In the above example of the ACA, a healthcare broker client would be dramatically impacted by this law, as it makes what it sells obsolete in some cases. A captive insurance company could provide an on-time payout for lost revenue while providing time to pivot the business to alternative pursuits.
There are numerous such examples of the protections a captive can offer. Any time a business has a government contract and a new administration is elected, there’s the risk of losing that contract, or a business could be hit with changes in Environmental Protection Agency regulations.
When a business includes international factors outside the US, there are further repercussions. A client of ours is a specialty product seller importing goods from China. Changes in tariffs directly impact its bottom line and ability to thrive. This client had a captive insurance company, so when tariffs increased, the captive covered the costs for one year while it found an alternative supplier.
With the guidance of professionals working for a captive insurance management company, clients can assess and identify their political risks, design insurance programmes that encompass these risks and establish proactive strategies to mitigate and manage them. The experts at the captive insurance management company can offer valuable insights, conduct risk assessments, assist in policy development, and provide ongoing monitoring and support to ensure the client’s captive insurance company effectively addresses political risk throughout its operations.

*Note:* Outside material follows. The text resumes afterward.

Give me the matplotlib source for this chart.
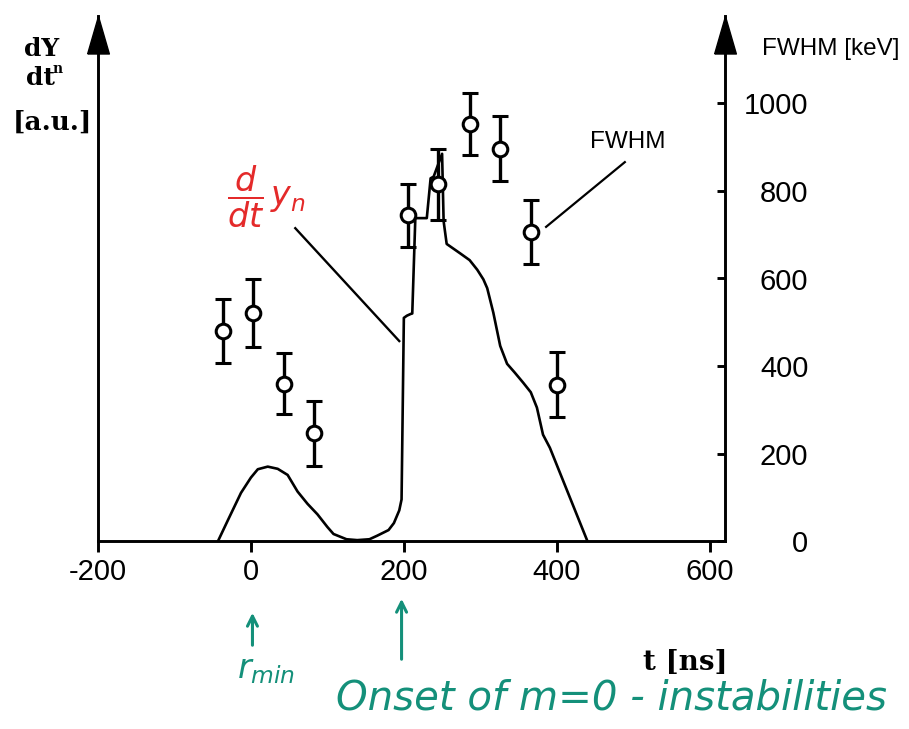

Navigating the current political landscape in the US presents challenges and opportunities for businesses. With political risks on the horizon, it’s crucial to proactively understand and mitigate these potential threats. By implementing risk mitigation strategies and leveraging their captive insurance company, businesses can position themselves for long-term success and enhanced resilience in an ever-evolving political landscape. Proactive risk management is the key to safeguarding businesses and capitalising on emerging opportunities in today’s dynamic political environment.